Write out the listing from the line with "Emit a web page" to the line with "0.002, 0.007, 0.023];", both lines included, exactly and nothing beyond. Leave pictures out.

*** PROVIDED RECORDS ***

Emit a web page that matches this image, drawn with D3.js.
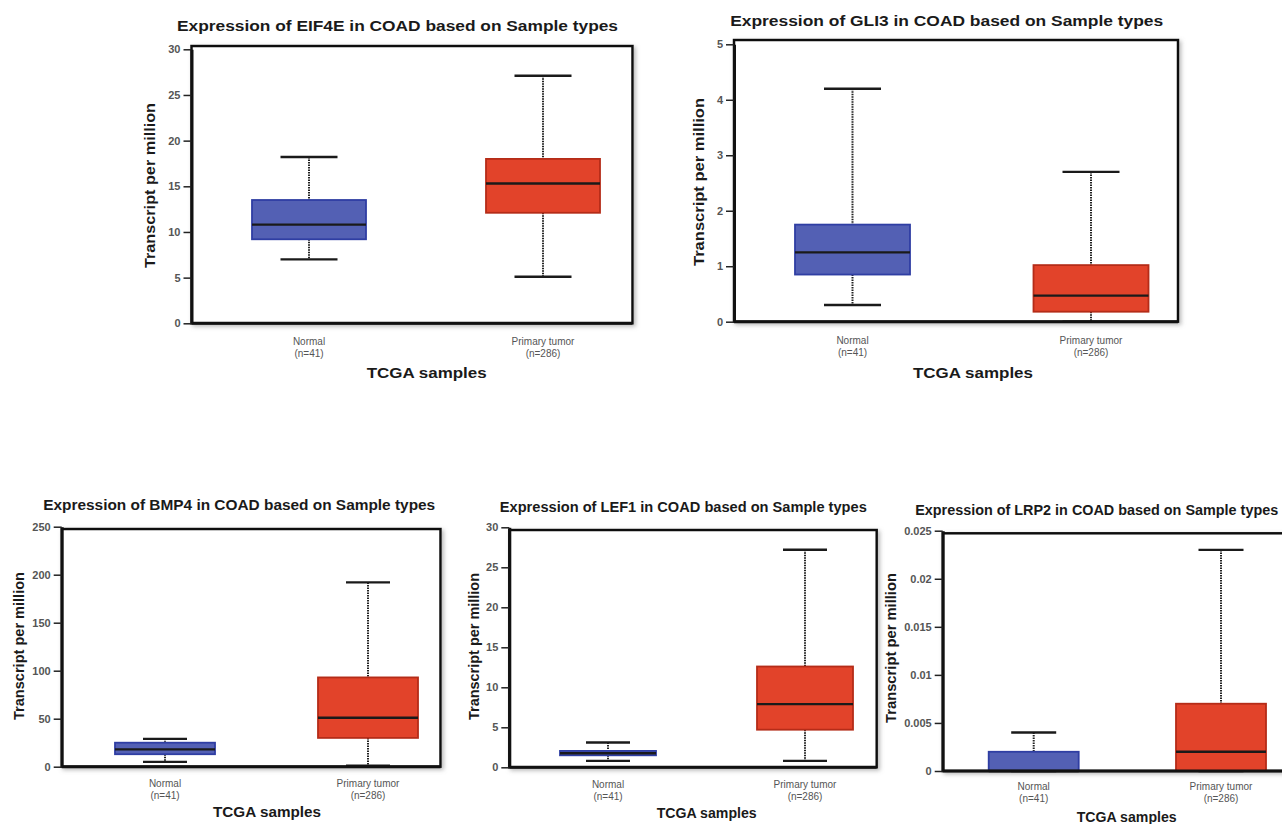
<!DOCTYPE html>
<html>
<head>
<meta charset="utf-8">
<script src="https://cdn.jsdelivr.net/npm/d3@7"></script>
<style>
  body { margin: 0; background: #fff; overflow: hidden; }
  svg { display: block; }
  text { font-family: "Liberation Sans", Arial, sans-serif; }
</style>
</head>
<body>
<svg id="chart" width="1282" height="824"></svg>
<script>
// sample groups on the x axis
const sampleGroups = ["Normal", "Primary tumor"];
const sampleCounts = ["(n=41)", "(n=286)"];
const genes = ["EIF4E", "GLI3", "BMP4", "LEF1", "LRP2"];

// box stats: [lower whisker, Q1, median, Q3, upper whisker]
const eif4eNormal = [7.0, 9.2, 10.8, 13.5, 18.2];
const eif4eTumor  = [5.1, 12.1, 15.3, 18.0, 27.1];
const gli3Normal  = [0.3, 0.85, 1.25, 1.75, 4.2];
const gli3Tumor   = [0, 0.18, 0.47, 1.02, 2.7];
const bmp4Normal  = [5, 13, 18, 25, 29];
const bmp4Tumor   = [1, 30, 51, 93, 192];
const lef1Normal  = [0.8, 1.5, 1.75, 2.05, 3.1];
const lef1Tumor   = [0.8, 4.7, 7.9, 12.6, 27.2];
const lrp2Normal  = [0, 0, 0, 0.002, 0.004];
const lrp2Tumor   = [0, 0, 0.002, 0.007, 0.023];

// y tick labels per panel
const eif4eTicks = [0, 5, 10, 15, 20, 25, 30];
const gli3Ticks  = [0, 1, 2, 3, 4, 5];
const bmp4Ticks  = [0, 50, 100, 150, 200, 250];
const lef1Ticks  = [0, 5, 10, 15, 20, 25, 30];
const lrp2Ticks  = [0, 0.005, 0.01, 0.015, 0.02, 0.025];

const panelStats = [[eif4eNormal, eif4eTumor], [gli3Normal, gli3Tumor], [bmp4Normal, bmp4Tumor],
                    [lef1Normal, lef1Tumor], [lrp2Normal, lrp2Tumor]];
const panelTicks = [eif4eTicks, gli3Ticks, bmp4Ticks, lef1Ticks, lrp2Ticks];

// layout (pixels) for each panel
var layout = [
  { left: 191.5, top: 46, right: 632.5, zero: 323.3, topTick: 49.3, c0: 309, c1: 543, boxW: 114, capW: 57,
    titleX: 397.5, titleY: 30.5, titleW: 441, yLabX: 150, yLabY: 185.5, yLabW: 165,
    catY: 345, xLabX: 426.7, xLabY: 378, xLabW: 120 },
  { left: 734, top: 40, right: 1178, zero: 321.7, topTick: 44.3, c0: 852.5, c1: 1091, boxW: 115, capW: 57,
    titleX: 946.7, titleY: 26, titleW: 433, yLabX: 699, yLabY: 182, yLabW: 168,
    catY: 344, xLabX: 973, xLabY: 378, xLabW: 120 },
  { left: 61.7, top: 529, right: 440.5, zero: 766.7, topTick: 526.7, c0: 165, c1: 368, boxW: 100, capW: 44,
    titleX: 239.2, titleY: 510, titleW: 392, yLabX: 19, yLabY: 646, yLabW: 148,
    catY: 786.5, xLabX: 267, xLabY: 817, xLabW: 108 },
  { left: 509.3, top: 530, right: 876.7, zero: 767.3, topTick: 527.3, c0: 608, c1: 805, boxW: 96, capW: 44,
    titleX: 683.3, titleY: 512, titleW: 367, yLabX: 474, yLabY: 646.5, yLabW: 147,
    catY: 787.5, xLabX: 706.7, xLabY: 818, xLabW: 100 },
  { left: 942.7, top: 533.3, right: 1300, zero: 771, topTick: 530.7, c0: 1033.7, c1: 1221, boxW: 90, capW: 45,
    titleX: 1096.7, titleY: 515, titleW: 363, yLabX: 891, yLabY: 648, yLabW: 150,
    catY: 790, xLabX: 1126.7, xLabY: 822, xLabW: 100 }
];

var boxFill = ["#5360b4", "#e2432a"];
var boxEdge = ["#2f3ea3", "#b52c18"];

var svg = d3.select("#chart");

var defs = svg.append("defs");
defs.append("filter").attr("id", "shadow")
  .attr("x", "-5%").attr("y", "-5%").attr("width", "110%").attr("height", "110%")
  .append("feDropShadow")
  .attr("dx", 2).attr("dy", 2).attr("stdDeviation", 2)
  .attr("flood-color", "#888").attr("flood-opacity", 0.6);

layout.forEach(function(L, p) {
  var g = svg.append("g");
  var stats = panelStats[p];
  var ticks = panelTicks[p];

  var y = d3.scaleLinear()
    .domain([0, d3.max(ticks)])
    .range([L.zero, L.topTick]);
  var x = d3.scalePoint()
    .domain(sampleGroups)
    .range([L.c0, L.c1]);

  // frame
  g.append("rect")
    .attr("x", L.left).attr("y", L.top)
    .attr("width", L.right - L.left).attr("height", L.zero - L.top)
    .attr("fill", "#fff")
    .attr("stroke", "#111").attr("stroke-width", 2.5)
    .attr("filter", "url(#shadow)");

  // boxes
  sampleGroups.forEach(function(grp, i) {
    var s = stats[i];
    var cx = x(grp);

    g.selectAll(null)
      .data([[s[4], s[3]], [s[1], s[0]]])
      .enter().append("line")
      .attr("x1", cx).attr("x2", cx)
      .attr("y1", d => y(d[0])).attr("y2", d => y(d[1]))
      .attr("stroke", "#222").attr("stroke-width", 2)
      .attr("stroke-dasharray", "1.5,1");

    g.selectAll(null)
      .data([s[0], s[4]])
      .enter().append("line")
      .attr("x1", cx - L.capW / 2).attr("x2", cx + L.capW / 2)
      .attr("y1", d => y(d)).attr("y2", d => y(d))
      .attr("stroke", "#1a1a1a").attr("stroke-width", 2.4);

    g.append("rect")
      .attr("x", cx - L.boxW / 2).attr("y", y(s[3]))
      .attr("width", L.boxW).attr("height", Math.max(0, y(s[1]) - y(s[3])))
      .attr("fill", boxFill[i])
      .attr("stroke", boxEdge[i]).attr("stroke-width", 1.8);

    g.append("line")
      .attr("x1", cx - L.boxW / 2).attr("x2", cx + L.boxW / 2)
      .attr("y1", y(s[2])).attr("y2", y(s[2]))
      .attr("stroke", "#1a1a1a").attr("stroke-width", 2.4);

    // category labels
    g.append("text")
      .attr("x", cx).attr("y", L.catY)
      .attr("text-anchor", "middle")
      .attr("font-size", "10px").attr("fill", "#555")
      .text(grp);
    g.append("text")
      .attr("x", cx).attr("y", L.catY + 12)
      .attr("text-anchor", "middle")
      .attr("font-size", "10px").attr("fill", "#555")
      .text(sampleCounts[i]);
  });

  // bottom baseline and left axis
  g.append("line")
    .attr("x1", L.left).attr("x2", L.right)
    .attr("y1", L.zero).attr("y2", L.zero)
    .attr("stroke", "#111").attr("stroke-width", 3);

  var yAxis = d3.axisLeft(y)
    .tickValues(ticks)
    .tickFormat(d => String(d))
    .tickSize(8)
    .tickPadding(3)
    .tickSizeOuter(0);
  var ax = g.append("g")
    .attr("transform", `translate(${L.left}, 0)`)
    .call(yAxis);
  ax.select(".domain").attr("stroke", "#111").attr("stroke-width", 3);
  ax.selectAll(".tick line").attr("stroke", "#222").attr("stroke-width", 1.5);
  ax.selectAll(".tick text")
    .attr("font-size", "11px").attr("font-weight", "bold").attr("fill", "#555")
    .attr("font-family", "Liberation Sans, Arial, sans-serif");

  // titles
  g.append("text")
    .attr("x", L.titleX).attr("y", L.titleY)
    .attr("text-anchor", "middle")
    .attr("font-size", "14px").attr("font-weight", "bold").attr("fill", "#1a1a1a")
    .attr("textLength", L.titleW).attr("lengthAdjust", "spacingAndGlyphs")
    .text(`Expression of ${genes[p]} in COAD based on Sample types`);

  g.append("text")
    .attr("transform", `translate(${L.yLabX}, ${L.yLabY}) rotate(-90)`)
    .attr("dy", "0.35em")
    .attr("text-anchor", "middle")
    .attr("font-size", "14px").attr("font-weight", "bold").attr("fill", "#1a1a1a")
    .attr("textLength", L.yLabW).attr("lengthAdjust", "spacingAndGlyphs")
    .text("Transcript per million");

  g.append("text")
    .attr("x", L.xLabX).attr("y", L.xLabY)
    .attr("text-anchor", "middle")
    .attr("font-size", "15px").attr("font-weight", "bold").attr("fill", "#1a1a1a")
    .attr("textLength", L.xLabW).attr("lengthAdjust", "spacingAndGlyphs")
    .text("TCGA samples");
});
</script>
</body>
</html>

***
*** PROVIDED RECORDS ***

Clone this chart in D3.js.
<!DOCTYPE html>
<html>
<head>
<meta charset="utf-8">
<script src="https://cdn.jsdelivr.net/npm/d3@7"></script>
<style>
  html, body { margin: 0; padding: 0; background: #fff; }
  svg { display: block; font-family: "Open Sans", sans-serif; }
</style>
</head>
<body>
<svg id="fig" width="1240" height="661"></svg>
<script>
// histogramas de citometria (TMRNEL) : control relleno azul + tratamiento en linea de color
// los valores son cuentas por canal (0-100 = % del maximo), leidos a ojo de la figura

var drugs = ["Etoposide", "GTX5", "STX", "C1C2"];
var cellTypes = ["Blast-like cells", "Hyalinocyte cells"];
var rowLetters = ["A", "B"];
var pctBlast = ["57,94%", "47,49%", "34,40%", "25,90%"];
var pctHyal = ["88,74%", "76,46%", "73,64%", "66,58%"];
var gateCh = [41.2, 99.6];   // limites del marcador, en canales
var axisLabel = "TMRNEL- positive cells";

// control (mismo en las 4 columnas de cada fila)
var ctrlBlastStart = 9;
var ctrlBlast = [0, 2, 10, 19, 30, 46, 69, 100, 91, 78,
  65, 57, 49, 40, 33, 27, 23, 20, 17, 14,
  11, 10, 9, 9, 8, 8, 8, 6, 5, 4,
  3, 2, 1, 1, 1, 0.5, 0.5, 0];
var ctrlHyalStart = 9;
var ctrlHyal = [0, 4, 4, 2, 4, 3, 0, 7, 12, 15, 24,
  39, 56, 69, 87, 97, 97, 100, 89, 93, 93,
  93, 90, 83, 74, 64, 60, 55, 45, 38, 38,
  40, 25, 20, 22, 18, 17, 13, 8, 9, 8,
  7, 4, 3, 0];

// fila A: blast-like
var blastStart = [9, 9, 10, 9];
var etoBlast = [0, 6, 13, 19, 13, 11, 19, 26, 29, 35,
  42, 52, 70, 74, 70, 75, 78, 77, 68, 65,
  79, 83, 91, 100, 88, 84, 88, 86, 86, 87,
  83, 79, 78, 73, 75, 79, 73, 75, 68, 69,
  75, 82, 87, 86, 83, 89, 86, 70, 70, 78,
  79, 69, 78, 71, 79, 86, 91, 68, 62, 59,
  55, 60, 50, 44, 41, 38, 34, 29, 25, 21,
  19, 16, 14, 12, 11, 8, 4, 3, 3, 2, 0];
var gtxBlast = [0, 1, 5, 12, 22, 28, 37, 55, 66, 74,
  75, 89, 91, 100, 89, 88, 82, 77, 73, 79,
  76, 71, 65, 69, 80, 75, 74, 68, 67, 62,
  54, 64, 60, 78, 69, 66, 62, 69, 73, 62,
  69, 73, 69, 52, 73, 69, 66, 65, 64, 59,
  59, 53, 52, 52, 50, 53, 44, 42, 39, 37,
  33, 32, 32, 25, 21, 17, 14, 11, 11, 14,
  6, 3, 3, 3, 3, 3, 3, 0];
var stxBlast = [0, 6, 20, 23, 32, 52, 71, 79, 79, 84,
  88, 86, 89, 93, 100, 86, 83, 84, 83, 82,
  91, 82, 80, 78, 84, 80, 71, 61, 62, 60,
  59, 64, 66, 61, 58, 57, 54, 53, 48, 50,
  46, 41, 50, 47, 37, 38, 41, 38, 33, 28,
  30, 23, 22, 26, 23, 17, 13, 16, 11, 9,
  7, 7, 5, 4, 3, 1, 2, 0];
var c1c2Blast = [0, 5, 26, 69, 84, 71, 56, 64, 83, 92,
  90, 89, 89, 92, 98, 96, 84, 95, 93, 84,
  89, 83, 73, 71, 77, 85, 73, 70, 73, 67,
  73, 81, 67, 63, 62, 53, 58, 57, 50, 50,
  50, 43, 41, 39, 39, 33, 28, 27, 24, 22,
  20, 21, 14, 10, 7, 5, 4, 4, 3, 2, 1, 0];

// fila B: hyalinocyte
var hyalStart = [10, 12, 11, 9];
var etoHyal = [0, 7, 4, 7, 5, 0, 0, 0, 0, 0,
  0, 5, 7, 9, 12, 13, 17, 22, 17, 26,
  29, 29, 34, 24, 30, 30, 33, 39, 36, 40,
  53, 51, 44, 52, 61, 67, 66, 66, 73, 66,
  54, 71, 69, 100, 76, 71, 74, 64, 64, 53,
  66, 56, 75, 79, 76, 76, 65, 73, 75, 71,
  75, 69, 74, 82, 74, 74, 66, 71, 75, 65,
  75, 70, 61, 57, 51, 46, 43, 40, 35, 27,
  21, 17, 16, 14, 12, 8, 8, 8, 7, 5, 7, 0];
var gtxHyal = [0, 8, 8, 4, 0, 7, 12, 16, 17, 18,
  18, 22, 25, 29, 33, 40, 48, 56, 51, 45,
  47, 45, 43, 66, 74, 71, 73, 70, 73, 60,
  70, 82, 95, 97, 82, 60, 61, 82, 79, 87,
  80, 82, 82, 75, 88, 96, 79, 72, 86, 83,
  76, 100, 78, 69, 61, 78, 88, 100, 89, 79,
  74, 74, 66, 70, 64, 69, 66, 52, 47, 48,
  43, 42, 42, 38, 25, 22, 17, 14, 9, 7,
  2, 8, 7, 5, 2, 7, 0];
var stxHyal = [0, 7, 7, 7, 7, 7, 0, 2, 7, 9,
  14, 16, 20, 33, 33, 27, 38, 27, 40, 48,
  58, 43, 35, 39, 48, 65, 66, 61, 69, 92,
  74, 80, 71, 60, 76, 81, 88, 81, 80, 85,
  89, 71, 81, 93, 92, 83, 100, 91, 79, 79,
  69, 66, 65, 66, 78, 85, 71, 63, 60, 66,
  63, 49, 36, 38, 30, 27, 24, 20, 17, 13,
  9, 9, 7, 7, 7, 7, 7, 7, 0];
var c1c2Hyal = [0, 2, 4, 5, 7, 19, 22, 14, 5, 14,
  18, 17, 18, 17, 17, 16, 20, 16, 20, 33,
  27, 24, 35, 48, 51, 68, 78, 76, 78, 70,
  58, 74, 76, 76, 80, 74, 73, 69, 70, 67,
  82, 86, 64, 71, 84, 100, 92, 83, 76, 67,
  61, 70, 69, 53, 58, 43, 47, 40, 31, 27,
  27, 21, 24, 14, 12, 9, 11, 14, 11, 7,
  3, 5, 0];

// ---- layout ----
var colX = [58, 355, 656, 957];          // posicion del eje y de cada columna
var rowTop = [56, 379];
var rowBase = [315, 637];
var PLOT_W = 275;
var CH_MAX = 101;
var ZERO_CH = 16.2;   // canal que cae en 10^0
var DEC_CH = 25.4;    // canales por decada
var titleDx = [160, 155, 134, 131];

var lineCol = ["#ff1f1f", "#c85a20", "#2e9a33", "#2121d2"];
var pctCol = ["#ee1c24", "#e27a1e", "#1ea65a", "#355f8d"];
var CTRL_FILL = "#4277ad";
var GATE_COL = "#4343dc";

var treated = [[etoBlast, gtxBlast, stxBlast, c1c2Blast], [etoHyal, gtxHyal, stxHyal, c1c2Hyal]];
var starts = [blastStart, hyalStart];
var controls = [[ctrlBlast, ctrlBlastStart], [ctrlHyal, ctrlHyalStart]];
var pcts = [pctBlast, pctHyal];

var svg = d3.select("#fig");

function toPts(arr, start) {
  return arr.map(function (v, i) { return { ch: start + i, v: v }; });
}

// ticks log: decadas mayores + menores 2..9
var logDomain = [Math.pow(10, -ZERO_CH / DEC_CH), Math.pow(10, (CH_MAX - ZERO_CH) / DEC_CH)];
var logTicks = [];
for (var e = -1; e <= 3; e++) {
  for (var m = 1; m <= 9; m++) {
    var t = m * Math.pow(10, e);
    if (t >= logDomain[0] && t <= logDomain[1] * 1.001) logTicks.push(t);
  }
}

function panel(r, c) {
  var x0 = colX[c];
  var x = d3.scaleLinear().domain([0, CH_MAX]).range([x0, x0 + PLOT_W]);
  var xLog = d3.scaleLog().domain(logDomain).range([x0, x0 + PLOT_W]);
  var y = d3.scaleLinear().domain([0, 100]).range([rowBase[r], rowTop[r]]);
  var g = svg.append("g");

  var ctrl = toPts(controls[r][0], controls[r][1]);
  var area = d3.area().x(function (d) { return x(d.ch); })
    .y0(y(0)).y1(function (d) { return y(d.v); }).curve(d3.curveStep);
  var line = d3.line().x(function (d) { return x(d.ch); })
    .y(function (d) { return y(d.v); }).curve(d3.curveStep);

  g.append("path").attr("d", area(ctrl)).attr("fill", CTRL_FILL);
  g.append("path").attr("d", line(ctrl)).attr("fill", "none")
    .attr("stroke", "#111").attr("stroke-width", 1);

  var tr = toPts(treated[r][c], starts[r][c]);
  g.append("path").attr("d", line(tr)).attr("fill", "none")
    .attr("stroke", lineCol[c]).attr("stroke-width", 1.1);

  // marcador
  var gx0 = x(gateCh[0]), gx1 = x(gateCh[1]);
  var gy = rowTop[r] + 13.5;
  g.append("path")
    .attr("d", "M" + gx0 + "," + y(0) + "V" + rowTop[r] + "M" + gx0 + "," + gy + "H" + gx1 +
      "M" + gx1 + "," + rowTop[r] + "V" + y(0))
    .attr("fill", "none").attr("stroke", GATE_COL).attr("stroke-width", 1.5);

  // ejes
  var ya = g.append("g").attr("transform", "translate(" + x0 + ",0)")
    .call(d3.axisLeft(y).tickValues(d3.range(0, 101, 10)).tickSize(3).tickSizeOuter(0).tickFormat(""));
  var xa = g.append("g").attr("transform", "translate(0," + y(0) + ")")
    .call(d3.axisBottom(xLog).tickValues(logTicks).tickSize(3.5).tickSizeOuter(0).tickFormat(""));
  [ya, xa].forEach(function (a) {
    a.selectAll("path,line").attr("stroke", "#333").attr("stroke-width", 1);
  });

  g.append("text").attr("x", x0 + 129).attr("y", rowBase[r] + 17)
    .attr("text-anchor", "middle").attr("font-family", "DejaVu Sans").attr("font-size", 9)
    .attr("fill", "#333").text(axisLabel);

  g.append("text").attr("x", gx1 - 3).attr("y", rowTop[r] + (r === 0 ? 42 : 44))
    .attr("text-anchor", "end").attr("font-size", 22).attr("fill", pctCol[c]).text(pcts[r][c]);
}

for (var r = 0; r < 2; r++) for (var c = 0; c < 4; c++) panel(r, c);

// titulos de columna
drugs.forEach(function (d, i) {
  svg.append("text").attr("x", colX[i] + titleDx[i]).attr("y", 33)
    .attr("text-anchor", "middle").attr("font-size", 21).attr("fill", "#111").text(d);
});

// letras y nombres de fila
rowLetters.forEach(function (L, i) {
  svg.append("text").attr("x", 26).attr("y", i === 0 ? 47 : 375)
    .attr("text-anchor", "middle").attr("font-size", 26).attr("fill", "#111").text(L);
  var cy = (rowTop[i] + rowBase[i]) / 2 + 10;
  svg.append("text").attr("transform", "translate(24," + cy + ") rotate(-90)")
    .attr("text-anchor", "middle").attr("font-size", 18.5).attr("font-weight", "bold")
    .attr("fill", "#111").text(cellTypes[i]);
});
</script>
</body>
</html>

***

ANSWER BELOW
Emit a web page that matches this image, drawn with D3.js.
<!DOCTYPE html>
<html>
<head>
<meta charset="utf-8">
<script src="https://cdn.jsdelivr.net/npm/d3@7"></script>
<style>
  body { margin: 0; background: #fff; overflow: hidden; }
  svg { display: block; }
  text { font-family: "Liberation Sans", Arial, sans-serif; }
</style>
</head>
<body>
<svg id="chart" width="1282" height="824"></svg>
<script>
// sample groups on the x axis
const sampleGroups = ["Normal", "Primary tumor"];
const sampleCounts = ["(n=41)", "(n=286)"];
const genes = ["EIF4E", "GLI3", "BMP4", "LEF1", "LRP2"];

// box stats: [lower whisker, Q1, median, Q3, upper whisker]
const eif4eNormal = [7.0, 9.2, 10.8, 13.5, 18.2];
const eif4eTumor  = [5.1, 12.1, 15.3, 18.0, 27.1];
const gli3Normal  = [0.3, 0.85, 1.25, 1.75, 4.2];
const gli3Tumor   = [0, 0.18, 0.47, 1.02, 2.7];
const bmp4Normal  = [5, 13, 18, 25, 29];
const bmp4Tumor   = [1, 30, 51, 93, 192];
const lef1Normal  = [0.8, 1.5, 1.75, 2.05, 3.1];
const lef1Tumor   = [0.8, 4.7, 7.9, 12.6, 27.2];
const lrp2Normal  = [0, 0, 0, 0.002, 0.004];
const lrp2Tumor   = [0, 0, 0.002, 0.007, 0.023];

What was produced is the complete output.